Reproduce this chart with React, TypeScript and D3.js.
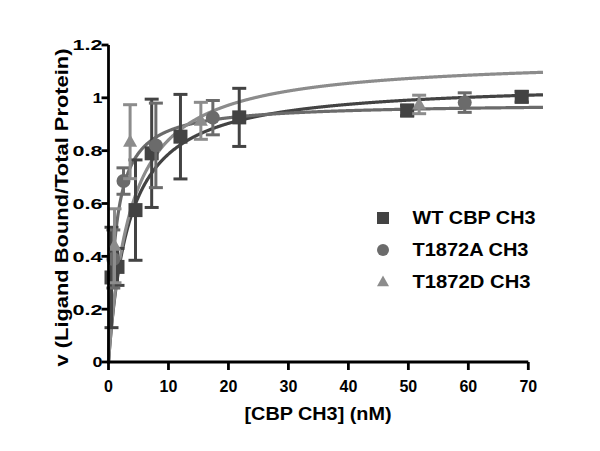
import * as d3 from "d3";

type Point = { x: number; y: number; err: number };
type Series = {
  name: string;
  shape: "square" | "circle" | "triangle";
  color: string;
  bmax: number;
  kd: number;
  points: Point[];
};

// readings: concentration (nM), v, error
const WT_X = [0.5, 1.5, 4.5, 7.2, 12, 21.8, 49.8, 68.9];
const WT_Y = [0.32, 0.36, 0.575, 0.79, 0.853, 0.926, 0.952, 1.004];
const WT_ERR = [0.19, 0.07, 0.19, 0.205, 0.16, 0.11, 0.02, 0.02];

const A_X = [0.8, 2.5, 7.9, 17.4, 59.4];
const A_Y = [0.39, 0.685, 0.82, 0.925, 0.982];
const A_ERR = [0.11, 0.05, 0.16, 0.065, 0.037];

const D_X = [1.0, 3.6, 15.4, 51.8];
const D_Y = [0.44, 0.834, 0.913, 0.975];
const D_ERR = [0.14, 0.14, 0.07, 0.035];

// one-site binding fits: v = Bmax * x / (Kd + x)
const FIT_BMAX = [1.06, 0.98, 1.153];
const FIT_KD = [3.47, 1.2, 3.72];

const X_TICKS = [0, 10, 20, 30, 40, 50, 60, 70];
const Y_TICKS = [0, 0.2, 0.4, 0.6, 0.8, 1, 1.2];

const zip = (xs: number[], ys: number[], es: number[]): Point[] =>
  xs.map((x, i) => ({ x, y: ys[i], err: es[i] }));

const SERIES: Series[] = [
  { name: "WT CBP CH3", shape: "square", color: "#434343", bmax: FIT_BMAX[0], kd: FIT_KD[0], points: zip(WT_X, WT_Y, WT_ERR) },
  { name: "T1872A CH3", shape: "circle", color: "#6b6b6b", bmax: FIT_BMAX[1], kd: FIT_KD[1], points: zip(A_X, A_Y, A_ERR) },
  { name: "T1872D CH3", shape: "triangle", color: "#8c8c8c", bmax: FIT_BMAX[2], kd: FIT_KD[2], points: zip(D_X, D_Y, D_ERR) },
];
const LEGEND_WIDTHS = [123, 116, 118];

const WIDTH = 600;
const HEIGHT = 451;
const FONT = "'Liberation Sans', Arial, sans-serif";

const xScale = d3.scaleLinear().domain([0, 70]).range([108.5, 528.3]);
const yScale = d3.scaleLinear().domain([0, 1.2]).range([362, 45]);

const marker = (shape: Series["shape"], cx: number, cy: number, size: number, color: string, key?: string) => {
  if (shape === "square") {
    return <rect key={key} x={cx - size / 2} y={cy - size / 2} width={size} height={size} fill={color} />;
  }
  if (shape === "circle") {
    return <circle key={key} cx={cx} cy={cy} r={size / 2} fill={color} />;
  }
  const h = size * 0.9;
  return (
    <path
      key={key}
      d={`M${cx},${cy - h * 0.6}L${cx + size / 2},${cy + h * 0.4}L${cx - size / 2},${cy + h * 0.4}Z`}
      fill={color}
    />
  );
};

const curvePath = (s: Series) => {
  const xs = d3.range(0, 72.5, 0.05);
  const line = d3
    .line<number>()
    .x((x) => xScale(x))
    .y((x) => yScale((s.bmax * x) / (s.kd + x)));
  return line(xs) ?? "";
};

const App = () => {
  const [y0, y1] = yScale.range();
  const [x0, x1] = xScale.range();
  const legendX = 383;
  const legendY = [218, 250, 282];

  return (
    <svg
      width={WIDTH}
      height={HEIGHT}
      style={{ position: "absolute", left: 0, top: 0, background: "white" }}
      fontFamily={FONT}
    >
      <rect width={WIDTH} height={HEIGHT} fill="white" />

      {/* fitted curves */}
      {SERIES.map((s) => (
        <path key={s.name} d={curvePath(s)} fill="none" stroke={s.color} strokeWidth={3.2} />
      ))}

      {/* error bars and points */}
      {SERIES.map((s) => (
        <g key={s.name}>
          {s.points.map((p, i) => {
            const cx = xScale(p.x);
            const top = yScale(p.y + p.err);
            const bot = yScale(Math.max(0, p.y - p.err));
            return (
              <g key={i} stroke={s.color} strokeWidth={3}>
                <line x1={cx} x2={cx} y1={top} y2={bot} />
                <line x1={cx - 7} x2={cx + 7} y1={top} y2={top} />
                <line x1={cx - 7} x2={cx + 7} y1={bot} y2={bot} />
              </g>
            );
          })}
          {s.points.map((p, i) => marker(s.shape, xScale(p.x), yScale(p.y), 14, s.color, `m${i}`))}
        </g>
      ))}

      {/* axes */}
      <g stroke="black" strokeWidth={2.8}>
        <line x1={x0 - 1.4} x2={x1} y1={y0} y2={y0} />
        <line x1={x0} x2={x0} y1={y0 + 1.4} y2={y1} />
        {X_TICKS.map((t) => (
          <line key={t} x1={xScale(t)} x2={xScale(t)} y1={y0} y2={y0 + 8} />
        ))}
        {Y_TICKS.map((t) => (
          <line key={t} x1={x0 - 7} x2={x0} y1={yScale(t)} y2={yScale(t)} />
        ))}
      </g>
      <g fontSize={16} fontWeight="bold" fill="black">
        {X_TICKS.map((t) => (
          <text key={t} x={xScale(t)} y={y0 + 30} textAnchor="middle">
            {t}
          </text>
        ))}
      </g>
      <g fontSize={15} fontWeight="bold" fill="black">
        {Y_TICKS.map((t) => {
          const label = String(t);
          const w = label.length === 1 ? 10 : 30;
          return (
            <text
              key={t}
              x={x0 - 6}
              y={yScale(t)}
              dy="0.36em"
              textAnchor="end"
              textLength={w}
              lengthAdjust="spacingAndGlyphs"
            >
              {label}
            </text>
          );
        })}
      </g>

      <text
        x={318}
        y={420}
        textAnchor="middle"
        fontSize={19}
        fontWeight="bold"
        textLength={147}
        lengthAdjust="spacingAndGlyphs"
      >
        [CBP CH3] (nM)
      </text>
      <text
        transform={`translate(68,207.5) rotate(-90)`}
        textAnchor="middle"
        fontSize={19}
        fontWeight="bold"
        textLength={318}
        lengthAdjust="spacingAndGlyphs"
      >
        v (Ligand Bound/Total Protein)
      </text>

      {/* legend */}
      {SERIES.map((s, i) => (
        <g key={s.name}>
          {marker(s.shape, legendX, legendY[i], 12, s.color)}
          <text
            x={412.5}
            y={legendY[i]}
            dy="0.36em"
            fontSize={18}
            fontWeight="bold"
            textLength={LEGEND_WIDTHS[i]}
            lengthAdjust="spacingAndGlyphs"
          >
            {s.name}
          </text>
        </g>
      ))}
    </svg>
  );
};

export default App;
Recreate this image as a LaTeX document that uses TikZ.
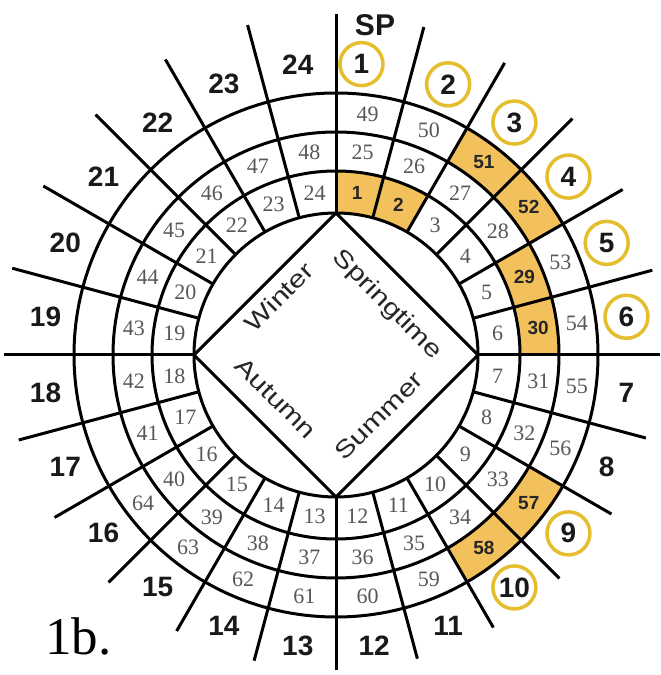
\documentclass[tikz,border=0pt]{standalone}
\usepackage{fontspec}
\setmainfont{Liberation Serif}
\newfontfamily\arialfont{Liberation Sans}
\definecolor{cellfill}{RGB}{243,193,92}
\definecolor{ringgold}{RGB}{228,190,45}
\definecolor{numgray}{RGB}{88,88,88}
\begin{document}
\begin{tikzpicture}[x=1pt,y=1pt,
  ringline/.style={line width=3pt, black, line join=round},
  cellnum/.style={font=\fontsize{22}{22}\selectfont, text=numgray, inner sep=0},
  hotnum/.style={font=\arialfont\bfseries\fontsize{19}{19}\selectfont, text=black!85, inner sep=0},
  outnum/.style={font=\arialfont\bfseries\fontsize{28}{28}\selectfont, text=black!90, inner sep=0},
  goldring/.style={draw=ringgold, line width=3.5pt, circle, minimum size=43pt},
  season/.style={font=\arialfont\fontsize{24}{24}\selectfont, text=black!85, inner sep=0}]
\useasboundingbox (0,0) rectangle (661,675);
\fill[white] (0,0) rectangle (661,675);
\begin{scope}[shift={(336,320)}]
  % highlighted cells
  \foreach \ri/\ro/\s in {142/184/1, 142/184/2, 223/262/3, 223/262/4, 184/223/5, 184/223/6, 223/262/9, 223/262/10}{
    \pgfmathsetmacro\a{90-15*\s}
    \pgfmathsetmacro\b{\a+15}
    \fill[cellfill] (\a:\ri) arc[start angle=\a, end angle=\b, radius=\ri]
      -- (\b:\ro) arc[start angle=\b, end angle=\a, radius=\ro] -- cycle;
  }
  % rings
  \foreach \r in {142,184,223,262}{
    \draw[ringline] (0,0) circle[radius=\r];
  }
  % radial lines
  \foreach \k in {0,...,23}{
    \pgfmathsetmacro\t{90-15*\k}
    \pgfmathsetmacro\L{328+13*sin(\t)-4*cos(\t)}
    \draw[ringline] (\t:142) -- (\t:\L);
  }
  % diamond
  \draw[ringline] (90:142) -- (0:142) -- (270:142) -- (180:142) -- cycle;
  % ring 1 numbers
  \foreach \k in {3,...,24}{
    \pgfmathsetmacro\m{97.5-15*\k}
    \node[cellnum] (n\k) at (\m:163) {\k};
  }
  \foreach \k in {1,2}{
    \pgfmathsetmacro\m{97.5-15*\k}
    \node[hotnum] (n\k) at (\m:163) {\k};
  }
  % ring 2 numbers
  \foreach \k in {1,2,3,4,7,8,...,24}{
    \pgfmathsetmacro\m{97.5-15*\k}
    \pgfmathtruncatemacro\n{24+\k}
    \node[cellnum] (n\n) at (\m:204) {\n};
  }
  \foreach \k in {5,6}{
    \pgfmathsetmacro\m{97.5-15*\k}
    \pgfmathtruncatemacro\n{24+\k}
    \node[hotnum] (n\n) at (\m:204) {\n};
  }
  % ring 3 numbers
  \foreach \k in {1,2,5,6,7,8,11,12,...,16}{
    \pgfmathsetmacro\m{97.5-15*\k}
    \pgfmathtruncatemacro\n{48+\k}
    \node[cellnum] (n\n) at (\m:243) {\n};
  }
  \foreach \k in {3,4,9,10}{
    \pgfmathsetmacro\m{97.5-15*\k}
    \pgfmathtruncatemacro\n{48+\k}
    \node[hotnum] (n\n) at (\m:243) {\n};
  }
  % outer labels
  \node[outnum, goldring] (o1) at (85:292) {1};
  \foreach \k in {2,...,6,9,10}{
    \pgfmathsetmacro\m{97.5-15*\k}
    \node[outnum, goldring] (o\k) at (\m:293) {\k};
  }
  \foreach \k in {7,8,11,12,...,24}{
    \pgfmathsetmacro\m{97.5-15*\k}
    \node[outnum] (o\k) at (\m:293) {\k};
  }
\end{scope}
\node[outnum, font=\arialfont\bfseries\fontsize{30}{30}\selectfont] (sp) at (375,650) {SP};
% seasons
\node[season, rotate=-45] (spring) at (387,370) {\scalebox{1.25}[1]{Springtime}};
\node[season, rotate=45] (summer) at (379,259) {\scalebox{1.25}[1]{Summer}};
\node[season, rotate=-45] (autumn) at (276,277) {\scalebox{1.25}[1]{Autumn}};
\node[season, rotate=45] (winter) at (279,378) {\scalebox{1.25}[1]{Winter}};
% caption
\node[anchor=base west, inner sep=0, font=\fontsize{53}{53}\selectfont] (cap) at (45,20) {1b.};
\end{tikzpicture}
\end{document}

### Problem details:
Go through the material and copy out every line with "this" in it.

### Problem solution:
Reproduce this chart with React, TypeScript and D3.js.
Recreate this image as a LaTeX document that uses TikZ.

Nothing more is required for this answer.